A new chapter in the recurring fight over this Obama-era program highlights challenging questions about American democracy.

In 2012, then-President Barack Obama utilized his executive authority to direct the Department of Homeland Security to change its strategy for enforcing immigration law. He instructed the agency to "exercise prosecutorial discretion" and defer legal action against people who immigrated to the country illegally as children. What later became known as Deferred Action for Childhood Arrivals, or DACA, began as a simple executive agency policy change.

The effort came out of a desire to offer those who had not willfully violated the law—since such immigrants were presumably brought to the country by their parents—an opportunity to remain in the country. Because Mr. Obama pursued this objective through a change of departmental rules, though, DACA has never offered a path to citizenship for these immigrants. Instead, all that it can and has provided is a stay of action, allowing otherwise non-criminal individuals who meet the criteria a veil of protection against deportation or other measures.

When President Donald Trump took office, he, as promised on the campaign trail, directed the Department to abandon Mr. Obama's 2012 instruction. Arrests and deportation proceedings recommenced for these previously protected immigrants. Such a turn of events was to be expected, if Republicans ever won the White House, as long as this protection was offered merely through departmental discretion and failed to offer a path to legal citizenship.

If Congress had been able to pass similar legislation into law, however, such arbitrary and abrupt policy changes could have been avoided. Congress has not been able, however, to enact pathway-to-citizenship legislation, despite multiple attempts over the past two decades.  As a result, we are watching the judicial and executive branches battle over policy decisions which ought to be handled by the legislature.

Many Americans have become accustomed to formulaic headlines not unlike the one you read above. "Judge Rules Executive Action Illegal." "President Issues Executive Action to Address Demand." Both are routine today, and both are symptoms of a grave illness in American democracy. Democracy is far from its best when an executive with discretion over application and judges with discretion over interpretation shape the law to a greater extent than do the legislators meant to write and rewrite it according to democratic demands.

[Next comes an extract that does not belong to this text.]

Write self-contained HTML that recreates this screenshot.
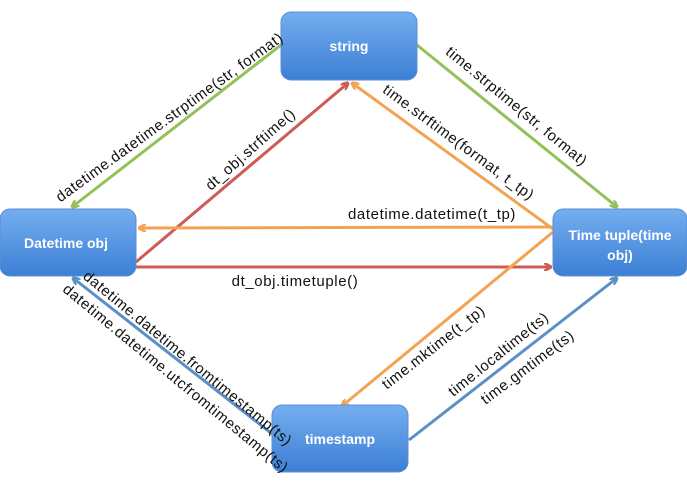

As long as polarization continues to hobble Congress, warping legislative procedures into insurmountable roadblocks that make meaningful policy action impossible, the sickness will remain. The application and shape of American law will grow more distorted, unpredictable, and dependent on the will of a few rather than the many, until America's legislative branch puts itself in order and quits deferring so many important decisions.

Further, it must be observed that the system of American democracy was and remains designed around the concept of checks and balances, in which each branch of government is meant to seek to prevent others from usurping its own power. Today, America's legislators continue to compete among themselves, while neglecting their duty to hold the judicial and executive branches in check. If this continues, it will not only distort the law but enlarge the power of the Presidency as well. Today, no other path to the graveyard is more common for democracies than legislatures allowing an individual executive to accumulate discretionary power and undermine the processes of deliberative and democratic lawmaking.

The current and terribly unfortunate row over DACA is not just a reminder of the myriad deficiencies of our immigration policy. It is a reminder of the myriad deficiencies in our health as a democracy.